Directors—especially theater directors, or those tackling classic material—live under the pressure of hatching the big idea, or as it's known in show biz, the "concept." But there's a peril that, in chasing a fresh concept, a director will come up with something foolhardy (like doing Macbeth on the starship Enterprise)... which brings us to Joe Wright's Anna Karenina.
The director of Atonement and Pride & Prejudice turns his attention to Tolstoy for this year's awards season, that time of year when size does matter. And no one has a bigger...concept this year than Wright, who—in collaboration with eminent playwright and screenwriter Sir Tom Stoppard—has transformed Leo Tolstoy's novel Anna Karenina into something conspicuously theatrical.
Set amongst the aristocracy of Imperial Russia, circa 1874, the novel concerns parallel romantic strivings and the pitfalls that threaten the maintainance of the respectable and stable lifestyle to which the the upper crust have become accustomed. One storyline follows the titular socialite (Keira Knightley), whose dull marriage to government official Karenin (Jude Law) pales in comparison to a passionate affair with young Count Vronsky (Aaron Taylor-Johnson); the plot thread given lesser attention finds fretful landowner Levin (Domhnall Gleeson) pining after the reticent Kitty (Alicia Vikander), who is Anna's brother's sister-in-law.
With a dozen filmed versions already on the shelf, Wright obviously felt the heat to do something different. And so this Anna Karenina begins with an orchestra tuning up, then plays out entirely in a derelict theater symbolizing the Russian aristocracy's grasping attempts to maintain its delicate world, its illusions of social superiority and aesthetic perfection (it's a magical theater, of course, which gives way to a horse race and skating on a frozen lake).
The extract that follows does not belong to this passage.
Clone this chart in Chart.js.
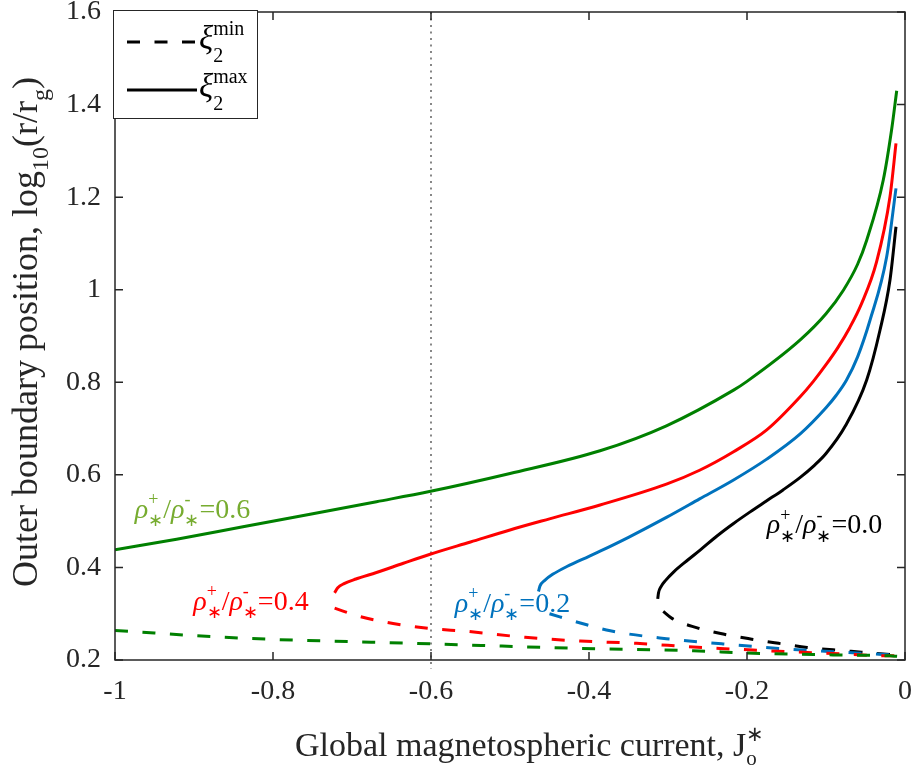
<!DOCTYPE html>
<html>
<head>
<meta charset="utf-8">
<script src="https://cdn.jsdelivr.net/npm/chart.js@4/dist/chart.umd.min.js"></script>
<style>
  html, body { margin: 0; padding: 0; background: #fff; }
  #wrap { width: 916px; height: 767px; }
</style>
</head>
<body>
<div id="wrap"><canvas id="chart" width="916" height="767"></canvas></div>
<script>
// xi_2^max branch (solid) and xi_2^min branch (dashed), per rho+/rho- ratio
const greenMaxX = [-1, -0.922, -0.838, -0.753, -0.669, -0.602, -0.5, -0.386, -0.302, -0.217, -0.2, -0.133, -0.1, -0.078, -0.06, -0.0485, -0.0275, -0.017, -0.0105];
const greenMaxY = [0.438, 0.461, 0.488, 0.515, 0.542, 0.564, 0.603, 0.652, 0.706, 0.783, 0.802, 0.891, 0.948, 0.999, 1.055, 1.107, 1.237, 1.345, 1.430];
const greenMinX = [-1, -0.85, -0.601, -0.411, -0.268, -0.2, -0.091, -0.019, -0.01];
const greenMinY = [0.264, 0.248, 0.235, 0.225, 0.220, 0.215, 0.211, 0.209, 0.208];

const redMaxX = [-0.722, -0.718, -0.710, -0.695, -0.669, -0.635, -0.602, -0.55, -0.5, -0.45, -0.386, -0.302, -0.26, -0.217, -0.175, -0.133, -0.116, -0.1, -0.085, -0.07, -0.055, -0.036, -0.019, -0.0114];
const redMaxY = [0.345, 0.356, 0.365, 0.375, 0.389, 0.409, 0.428, 0.455, 0.481, 0.505, 0.535, 0.580, 0.610, 0.650, 0.697, 0.768, 0.802, 0.838, 0.875, 0.918, 0.970, 1.060, 1.201, 1.316];
const redMinX = [-0.722, -0.69, -0.648, -0.601, -0.555, -0.481, -0.411, -0.34, -0.268, -0.234, -0.16, -0.091, -0.019, -0.01];
const redMinY = [0.312, 0.294, 0.279, 0.268, 0.262, 0.249, 0.241, 0.236, 0.228, 0.225, 0.219, 0.214, 0.209, 0.209];

const blueMaxX = [-0.464, -0.462, -0.456, -0.446, -0.428, -0.4, -0.386, -0.35, -0.302, -0.26, -0.217, -0.175, -0.133, -0.1, -0.087, -0.074, -0.06, -0.0443, -0.0232, -0.0114];
const blueMaxY = [0.348, 0.360, 0.372, 0.385, 0.402, 0.424, 0.435, 0.465, 0.508, 0.548, 0.589, 0.634, 0.688, 0.745, 0.772, 0.805, 0.855, 0.934, 1.071, 1.219];
const blueMinX = [-0.45, -0.411, -0.373, -0.302, -0.232, -0.16, -0.091, -0.019, -0.01];
const blueMinY = [0.300, 0.280, 0.263, 0.246, 0.235, 0.225, 0.218, 0.211, 0.210];

const blackMaxX = [-0.313, -0.312, -0.309, -0.303, -0.293, -0.275, -0.259, -0.238, -0.217, -0.196, -0.175, -0.154, -0.133, -0.115, -0.1, -0.075, -0.0485, -0.0316, -0.019, -0.0114];
const blackMaxY = [0.332, 0.345, 0.358, 0.372, 0.390, 0.416, 0.438, 0.468, 0.495, 0.520, 0.544, 0.568, 0.594, 0.620, 0.646, 0.707, 0.805, 0.913, 1.021, 1.136];
const blackMinX = [-0.306, -0.295, -0.264, -0.23, -0.194, -0.16, -0.124, -0.091, -0.055, -0.019, -0.01];
const blackMinY = [0.305, 0.290, 0.270, 0.256, 0.245, 0.236, 0.227, 0.222, 0.217, 0.212, 0.211];

const xTicks = [-1, -0.8, -0.6, -0.4, -0.2, 0];
const yTicks = [0.2, 0.4, 0.6, 0.8, 1, 1.2, 1.4, 1.6];
const refLineX = -0.6;

// curve labels: ratio text, anchor (data coords), colour
const ratioLabels = ['0.6', '0.4', '0.2', '0.0'];
const ratioLabelX = [-0.975, -0.901, -0.570, -0.175];
const ratioLabelY = [0.507, 0.308, 0.304, 0.474];
const ratioLabelColors = ['#77AC30', '#FF0000', '#0072BD', '#000000'];

const SERIF = '"Liberation Serif", "Times New Roman", serif';
const AXIS_COLOR = '#262626';
const DASH = [13, 14.5];

const pts = (xs, ys) => xs.map((x, i) => ({ x, y: ys[i] }));

function line(xs, ys, color, dashed) {
  return {
    data: pts(xs, ys),
    showLine: true,
    borderColor: color,
    borderWidth: 3,
    borderDash: dashed ? DASH : [],
    pointRadius: 0,
    cubicInterpolationMode: 'monotone',
    fill: false
  };
}

// rich text: tokens are {t, it, size} or {sup, sub} stacked scripts
function drawRich(ctx, x, y, tokens, size, color, o = {}) {
  const small = Math.round(size * (o.scale || 0.68));
  const supDy = o.supDy ?? 0.45, subDy = o.subDy ?? 0.3;
  ctx.fillStyle = color;
  ctx.textBaseline = 'alphabetic';
  ctx.textAlign = 'left';
  let cx = x;
  for (const tk of tokens) {
    if (tk.t !== undefined) {
      ctx.font = `${tk.it ? 'italic ' : ''}${tk.size || size}px ${SERIF}`;
      ctx.fillText(tk.t, cx, y);
      cx += ctx.measureText(tk.t).width;
    } else {
      ctx.font = `${small}px ${SERIF}`;
      let w = 0;
      if (tk.sup) { ctx.fillText(tk.sup, cx, y - size * supDy); w = Math.max(w, ctx.measureText(tk.sup).width); }
      if (tk.sub) { ctx.fillText(tk.sub, cx, y + size * subDy); w = Math.max(w, ctx.measureText(tk.sub).width); }
      cx += w;
    }
  }
  return cx - x;
}

const decorations = {
  id: 'decorations',
  beforeDatasetsDraw(chart) {
    const { ctx, chartArea: a, scales: { x } } = chart;
    const px = x.getPixelForValue(refLineX);
    ctx.save();
    ctx.strokeStyle = '#7a7a7a';
    ctx.lineWidth = 1.8;
    ctx.setLineDash([2, 4.5]);
    ctx.beginPath();
    ctx.moveTo(px, a.top);
    ctx.lineTo(px, a.bottom + 9);
    ctx.stroke();
    ctx.restore();
  },
  afterDatasetsDraw(chart) {
    const { ctx, chartArea: a, scales: { x, y } } = chart;
    ctx.save();
    // axes box with inward ticks
    ctx.strokeStyle = AXIS_COLOR;
    ctx.lineWidth = 1.5;
    ctx.strokeRect(a.left, a.top, a.right - a.left, a.bottom - a.top);
    ctx.beginPath();
    const tl = 8;
    xTicks.forEach(v => {
      const p = x.getPixelForValue(v);
      ctx.moveTo(p, a.bottom); ctx.lineTo(p, a.bottom - tl);
      ctx.moveTo(p, a.top); ctx.lineTo(p, a.top + tl);
    });
    yTicks.forEach(v => {
      const p = y.getPixelForValue(v);
      ctx.moveTo(a.left, p); ctx.lineTo(a.left + tl, p);
      ctx.moveTo(a.right, p); ctx.lineTo(a.right - tl, p);
    });
    ctx.stroke();

    // ratio labels
    ratioLabels.forEach((r, i) => {
      drawRich(ctx, x.getPixelForValue(ratioLabelX[i]), y.getPixelForValue(ratioLabelY[i]), [
        { t: 'ρ', it: true }, { sup: '+', sub: '∗' }, { t: '/' },
        { t: 'ρ', it: true }, { sup: '-', sub: '∗' }, { t: '=' + r }
      ], 28, ratioLabelColors[i], { scale: 0.66, supDy: 0.45, subDy: 0.3 });
    });

    // legend
    const lx = a.left - 2, ly = a.top - 2;
    ctx.fillStyle = '#fff';
    ctx.fillRect(lx, ly, 144, 108);
    ctx.strokeStyle = AXIS_COLOR;
    ctx.lineWidth = 1;
    ctx.strokeRect(lx + 0.5, ly + 0.5, 144, 108);
    ctx.strokeStyle = '#000';
    ctx.lineWidth = 3;
    ctx.setLineDash(DASH);
    ctx.beginPath(); ctx.moveTo(lx + 14, ly + 32); ctx.lineTo(lx + 84, ly + 32); ctx.stroke();
    ctx.setLineDash([]);
    ctx.beginPath(); ctx.moveTo(lx + 14, ly + 80); ctx.lineTo(lx + 84, ly + 80); ctx.stroke();
    [['min', 39], ['max', 87]].forEach(([s, by]) => {
      drawRich(ctx, lx + 86, ly + by, [{ t: 'ξ', it: true, size: 33 }, { sup: s, sub: '2' }], 28, '#000',
        { scale: 0.72, supDy: 0.5, subDy: 0.46 });
    });

    // axis titles
    drawRich(ctx, 295, 756, [{ t: 'Global magnetospheric current, J' }, { sup: '∗', sub: 'o' }],
      34, AXIS_COLOR, { scale: 0.62, supDy: 0.45, subDy: 0.27 });

    ctx.translate(37, 332);
    ctx.rotate(-Math.PI / 2);
    const yt = [{ t: 'Outer boundary position, log' }, { sub: '10' }, { t: '(r/r' }, { sub: 'g' }, { t: ')' }];
    ctx.globalAlpha = 0;
    const w = drawRich(ctx, 0, 0, yt, 36, AXIS_COLOR);
    ctx.globalAlpha = 1;
    drawRich(ctx, -w / 2, 0, yt, 36, AXIS_COLOR);
    ctx.restore();
  }
};

const noPad = s => { s.paddingLeft = 0; s.paddingRight = 0; s.paddingTop = 0; s.paddingBottom = 0; };

new Chart(document.getElementById('chart'), {
  type: 'scatter',
  data: {
    datasets: [
      line(greenMinX, greenMinY, '#008000', true),
      line(redMinX, redMinY, '#FF0000', true),
      line(blueMinX, blueMinY, '#0072BD', true),
      line(blackMinX, blackMinY, '#000000', true),
      line(greenMaxX, greenMaxY, '#008000', false),
      line(redMaxX, redMaxY, '#FF0000', false),
      line(blueMaxX, blueMaxY, '#0072BD', false),
      line(blackMaxX, blackMaxY, '#000000', false)
    ]
  },
  options: {
    responsive: false,
    devicePixelRatio: 1,
    animation: false,
    layout: { autoPadding: false, padding: { top: 12, right: 11, left: 0, bottom: 0 } },
    plugins: { legend: { display: false }, tooltip: { enabled: false } },
    scales: {
      x: {
        type: 'linear', min: -1, max: 0,
        afterFit: s => { s.height = 107; noPad(s); },
        afterBuildTicks: s => { s.ticks = xTicks.map(v => ({ value: v })); },
        grid: { display: false, drawTicks: false },
        border: { display: false },
        ticks: { color: AXIS_COLOR, padding: 15, font: { family: SERIF, size: 28 }, callback: v => String(+v.toFixed(1)), maxRotation: 0 }
      },
      y: {
        type: 'linear', min: 0.2, max: 1.6,
        afterFit: s => { s.width = 115; noPad(s); },
        afterBuildTicks: s => { s.ticks = yTicks.map(v => ({ value: v })); },
        grid: { display: false, drawTicks: false },
        border: { display: false },
        ticks: { color: AXIS_COLOR, padding: 14, font: { family: SERIF, size: 28 }, callback: v => String(+v.toFixed(1)) }
      }
    }
  },
  plugins: [decorations]
});
</script>
</body>
</html>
It's also possible that Wright had in mind literary critic Viktor Shklovsky's Russian Formalist notion of "making strange," which in turn inspired dramatist Bertolt Brecht's theatrical "alienation effect," designed to stifle audience emotion and, as per Brecht, press the viewer "to be a consciously critical observer." There. Now who's for 130 minutes of alienation?
Wright employs boldly colorful costumes, twirling cameras, tableaux vivant, and whoosh-y, thump-y sound effects as if to say, "Take that, Baz Luhrmann!" This Anna is nothing if not show-offy, and on that level, it is something to behold, as it were (Karenin remarks of horse racing, "It's not the sport itself; it's the spectacle—making a cruel spectacle"). In particular, the ballroom sequence technically marvels. But I'd trade in an instant all this tiresome artificiality for some potent empathy. We're able to intellectualize why we should care (those social strictures are crushing hearts!), but we're too distracted to be moved.
Certainly, the production design blunts the actors, but Knightley's not much help giving what increasingly seems to be one of two performances in her repertoire (and still-callow Taylor-Johnson's a bit out of his depth). Suckers for fashion shows and cinematic dazzle, have at it, but others be warned: Anna Karenina may have you longing for the sweet release of a speeding train.